British surfing waves are under threat from a growing number of activities around our coastline that can hamper or have long term devastating impacts on some of our most prized surfing beaches. This includes coastal developments, pollution, and restricted access.

  • Waves are under threat from 3 sources: new structures and developments, pollution including sewage and litter, and restricted access.
  • Multiple surf breaks around the UK are currently under extreme threat with many more subject to lesser, but escalating, degrees of threat.
  • No specific laws exist in the UK to protect surf spots.
  • According to the water industry itself, the number of Combined Sewer Overflow (CSOs) around the UK is around 31,000. Many of these are completely unregulated.
  • In the 10 weeks since the 2012 bathing season started this year SAS have issued over 30,000 text messages warning water users about the 416 individual raw sewage discharges across just 62 beaches as part of the Sewage Alert Service.
  • The UK's world-class south coast surf spot Broad Bench is off limits for up to 228 days a year.
  • The amount of marine litter found on UK beaches has increased almost two-fold in the last fifteen years.
  • A plastic bottle may persist in the marine environment for more than 450 years if left on a beach.
  • Waves are important to coastal communities in 4 ways: economically, environmentally, culturally and socially.
  • In the UK, there are 4 types of surf spots: beach, reef, point break and river mouth.
  • There are over 500,000 regular surfers in the UK.
  • In a 2007 Defra survey, the economic value of the surf retail sector only was estimated at £200million annually.
  • At a cost of over £3million, the artificial surfing reef development at Boscombe, Dorset has been estimated to generate £3million of direct income with an additional £10million of image value. This is the valuation of a spot that currently only creates poor quality, irregular waves, highlighting the value and exceptional conditions which create the UK's best surfing waves.
  • The overall turnover from the surfing industry in Cornwall (£64 million annually) was about 20% more than the sailing industry (£52 million annually), and twice as much as the golf industry (£32million annually). Results also showed that the average visiting surfer spends about 8.5% more in Cornwall than the average visitor.

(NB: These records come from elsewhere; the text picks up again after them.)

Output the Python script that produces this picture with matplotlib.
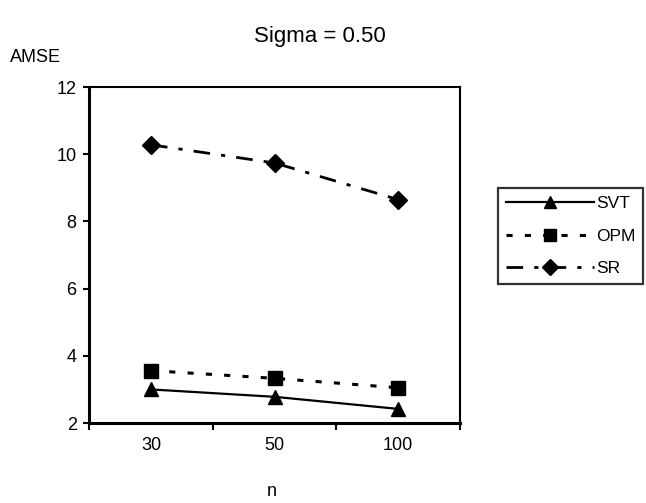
import matplotlib
matplotlib.use("Agg")
import matplotlib.pyplot as plt
import numpy as np

plt.rcParams['font.family'] = ['Liberation Sans', 'DejaVu Sans']

# AMSE by sample size
sample_sizes = ['30', '50', '100']
svt = [3.0, 2.78, 2.42]
opm = [3.56, 3.33, 3.05]
sr = [10.28, 9.74, 8.65]

fig = plt.figure(figsize=(6.46, 5.03), dpi=100)
ax = fig.add_axes([0.138, 0.159, 0.574, 0.668])

x = np.arange(len(sample_sizes))
ax.plot(x, svt, color='black', linestyle='-', linewidth=1.6,
        marker='^', markersize=10, label='SVT')
ax.plot(x, opm, color='black', linestyle=(0, (2, 4)), linewidth=2.2,
        marker='s', markersize=10, label='OPM')
ax.plot(x, sr, color='black', linestyle=(0, (6, 4, 1.5, 4)), linewidth=2,
        marker='D', markersize=9, label='SR')

ax.set_xlim(-0.5, 2.5)
ax.set_ylim(2, 12)
ax.set_yticks([2, 4, 6, 8, 10, 12])

# category labels sit between tick marks
ax.set_xticks([-0.5, 0.5, 1.5, 2.5])
ax.set_xticklabels([])
ax.set_xticks(x, minor=True)
ax.set_xticklabels(sample_sizes, minor=True)
ax.tick_params(axis='x', which='minor', length=0, pad=10, labelsize=13)
ax.tick_params(axis='x', which='major', length=5, width=1.5, direction='out')
ax.tick_params(axis='y', length=4, width=1.5, direction='out', labelsize=13, pad=5)

for side in ['left', 'bottom']:
    ax.spines[side].set_linewidth(2.2)
for side in ['top', 'right']:
    ax.spines[side].set_linewidth(1.5)

fig.text(0.495, 0.928, 'Sigma = 0.50', ha='center', va='center', fontsize=16)
fig.text(0.016, 0.886, 'AMSE', ha='left', va='center', fontsize=13)
fig.text(0.42, 0.022, 'n', ha='center', va='center', fontsize=13)

leg = ax.legend(loc='upper left', bbox_to_anchor=(0.771, 0.626),
                bbox_transform=fig.transFigure, handlelength=5.1,
                fontsize=12.5, frameon=True, fancybox=False,
                borderpad=0.45, borderaxespad=0, labelspacing=1.0,
                handletextpad=0.1, markerscale=0.85)
leg.get_frame().set_edgecolor('black')
leg.get_frame().set_linewidth(1.6)

fig.savefig('out.png', dpi=100)
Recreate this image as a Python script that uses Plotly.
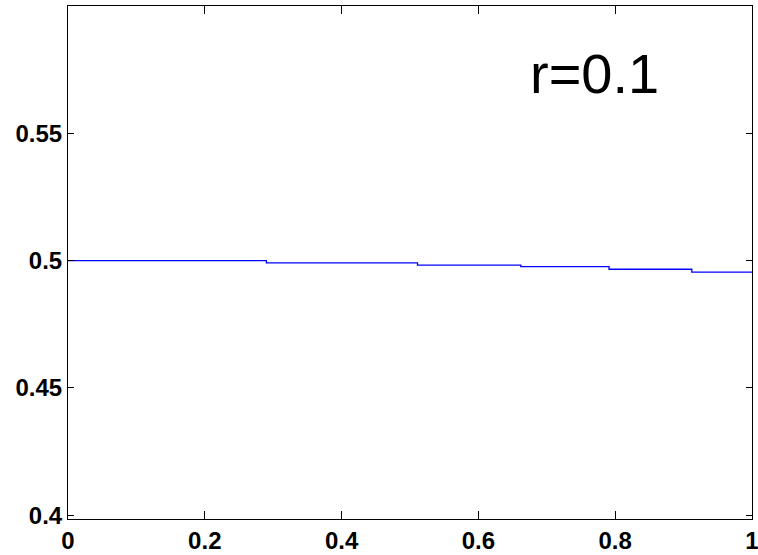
import plotly.graph_objects as go

# step breakpoints (x) and level values (y)
x_steps = [0, 0.29, 0.511, 0.662, 0.791, 0.912, 1.0]
y_levels = [0.5, 0.4991, 0.4982, 0.4976, 0.4966, 0.4955, 0.4955]

x_ticks = [0, 0.2, 0.4, 0.6, 0.8, 1]
x_ticklabels = ["0", "0.2", "0.4", "0.6", "0.8", "1"]
y_ticks = [0.4, 0.45, 0.5, 0.55]
y_ticklabels = ["0.4", "0.45", "0.5", "0.55"]

annotation_text = "r=0.1"

fig = go.Figure()
fig.add_trace(go.Scatter(
    x=x_steps, y=y_levels, mode="lines", line_shape="hv",
    line=dict(color="#0000ff", width=1.3), showlegend=False,
))

tickfont = dict(family="Liberation Sans", size=24, color="black")
axis_common = dict(
    showgrid=False, zeroline=False, showline=True, linecolor="black", linewidth=1,
    mirror="ticks", ticks="inside", tickcolor="black", tickwidth=1,
    tickfont=tickfont, automargin=False, ticklabeloverflow="allow",
)
fig.update_xaxes(range=[0, 1], tickvals=x_ticks, ticktext=["<b>%s</b>" % t for t in x_ticklabels],
                 ticklen=8, **axis_common)
fig.update_yaxes(range=[0.3985, 0.6], tickvals=y_ticks, ticktext=["<b>%s</b>" % t for t in y_ticklabels],
                 ticklen=6, **axis_common)

fig.add_annotation(
    x=0.77, y=0.869, xref="paper", yref="paper", text=annotation_text, showarrow=False,
    font=dict(family="Liberation Sans", size=56, color="black"),
    xanchor="center", yanchor="middle",
)

fig.update_layout(
    width=758, height=555,
    margin=dict(l=68, r=6, t=6, b=36),
    plot_bgcolor="white", paper_bgcolor="white",
)

fig.write_html("out.html", config={"displayModeBar": False},
               post_script="document.body.style.margin='0';")
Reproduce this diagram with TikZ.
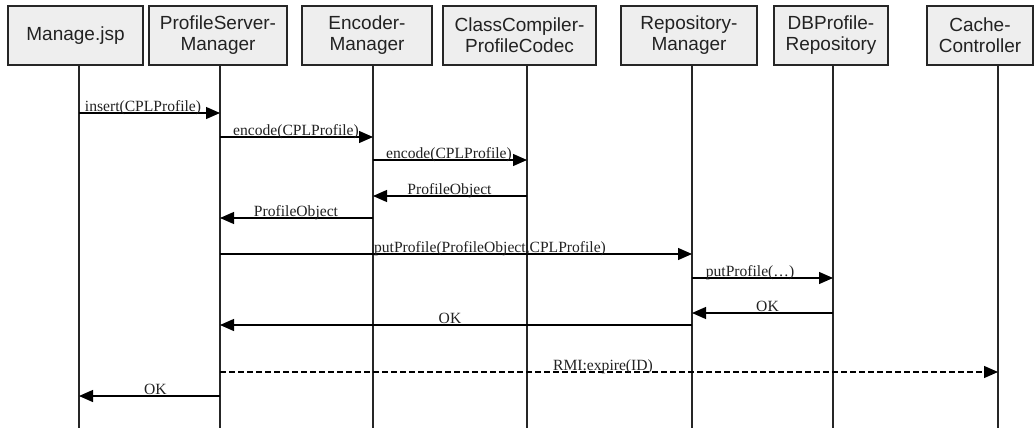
\documentclass[tikz,border=0pt]{standalone}
\usepackage{fontspec}
\setmainfont{Liberation Serif}
\newfontfamily\boxfont{Liberation Sans}
\usetikzlibrary{arrows.meta}
\definecolor{boxfill}{HTML}{EEEEEE}
\definecolor{txt}{HTML}{222222}
\tikzset{
  obj/.style={draw=black!85, line width=1.2pt, fill=boxfill, inner sep=0pt,
    minimum height=59pt, align=center, text=txt,
    font=\boxfont\fontsize{19}{21}\selectfont},
  life/.style={line width=1.4pt, black!85},
  msg/.style={line width=1.2pt, -{Triangle[length=14pt,width=12pt]}},
  ret/.style={msg, dash pattern=on 6pt off 3pt},
  lbl/.style={anchor=base, inner sep=0pt, text=txt, font=\fontsize{15.6}{17}\selectfont}
}
\begin{document}
\begin{tikzpicture}[x=1pt,y=-1pt]
\useasboundingbox (0,0) rectangle (1035,428);
% object boxes
\node[obj, minimum width=135pt] (MJ) at (75.5,35.5) {Manage.jsp};
\node[obj, minimum width=138pt] (PS) at (218,35.5) {ProfileServer-\\Manager};
\node[obj, minimum width=130pt] (EM) at (367,35.5) {Encoder-\\Manager};
\node[obj, minimum width=153pt] (CC) at (519.5,35.5) {ClassCompiler-\\ProfileCodec};
\node[obj, minimum width=136pt] (RM) at (689,35.5) {Repository-\\Manager};
\node[obj, minimum width=114pt] (DB) at (831,35.5) {DBProfile-\\Repository};
\node[obj, minimum width=106pt] (CH) at (980,35.5) {Cache-\\Controller};
% lifelines
\coordinate (l1) at (79,65);  \coordinate (b1) at (79,428);
\coordinate (l2) at (220,65); \coordinate (b2) at (220,428);
\coordinate (l3) at (373,65); \coordinate (b3) at (373,428);
\coordinate (l4) at (527,65); \coordinate (b4) at (527,428);
\coordinate (l5) at (692,65); \coordinate (b5) at (692,428);
\coordinate (l6) at (833,65); \coordinate (b6) at (833,428);
\coordinate (l7) at (998,65); \coordinate (b7) at (998,428);
\foreach \i in {1,...,7} \draw[life] (l\i) -- (b\i);
% messages
\draw[msg] (l1 |- 0,113) -- (l2 |- 0,113);
\node[lbl] (t1) at (143,111) {insert(CPLProfile)};
\draw[msg] (l2 |- 0,137) -- (l3 |- 0,137);
\node[lbl] (t2) at (296,135) {encode(CPLProfile)};
\draw[msg] (l3 |- 0,160) -- (l4 |- 0,160);
\node[lbl] (t3) at (449,158) {encode(CPLProfile)};
\draw[msg] (l4 |- 0,196) -- (l3 |- 0,196);
\node[lbl] (t4) at (449.5,194) {ProfileObject};
\draw[msg] (l3 |- 0,218) -- (l2 |- 0,218);
\node[lbl] (t5) at (296,216) {ProfileObject};
\draw[msg] (l2 |- 0,254) -- (l5 |- 0,254);
\node[lbl] (t6) at (490,252) {putProfile(ProfileObject,CPLProfile)};
\draw[msg] (l5 |- 0,278) -- (l6 |- 0,278);
\node[lbl] (t7) at (750,276) {putProfile(\dots)};
\draw[msg] (l6 |- 0,313) -- (l5 |- 0,313);
\node[lbl] (t8) at (767.5,311) {OK};
\draw[msg] (l5 |- 0,325) -- (l2 |- 0,325);
\node[lbl] (t9) at (450,323) {OK};
\draw[ret] (l2 |- 0,372) -- (l7 |- 0,372);
\node[lbl] (t10) at (603,370) {RMI:expire(ID)};
\draw[msg] (l2 |- 0,396) -- (l1 |- 0,396);
\node[lbl] (t11) at (155.5,394) {OK};
\end{tikzpicture}
\end{document}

Waves are a very important and necessary part of the workings of our planet, transferring the sun's energy around the globe. Surfing beaches and waves also have a deep personal value to surfers and surfing communities around the UK. However, in the UK there is currently no specific legal protection for surfing waves or any assurance that stakeholders, including surfers and surfing communities in Wales, Northern Ireland or England, will be consulted fairly on activities threatening their existence.

Other sports and activities such as walking and sailing are formally recognised, represented and consulted during many new development processes. Other areas of outstanding beauty and countryside sites are also protected. But politicians, developers and the wider public in general have very little knowledge of the value, uniqueness and finite nature of surfing waves and landscapes, swell corridors prevailing weather conditions and other conditions creating good quality waves.

We are also seeing growing evidence that the Government is showing a bias towards coastal intervention, together with a stance increasingly in favour of developers. Politicians typically give only cursory consideration to the impacts on local coastal communities, despite the fact that the waves can be central to their existence.

Surfers Against Sewage (SAS) is campaigning to increase public awareness and develop a greater understanding amongst policy makers that waves are a vital part of the fabric of many UK coastal communities, and it is essential that wave-centric communities can amplify their concerns so that irreversible damage is not done to our waves and surfing beaches.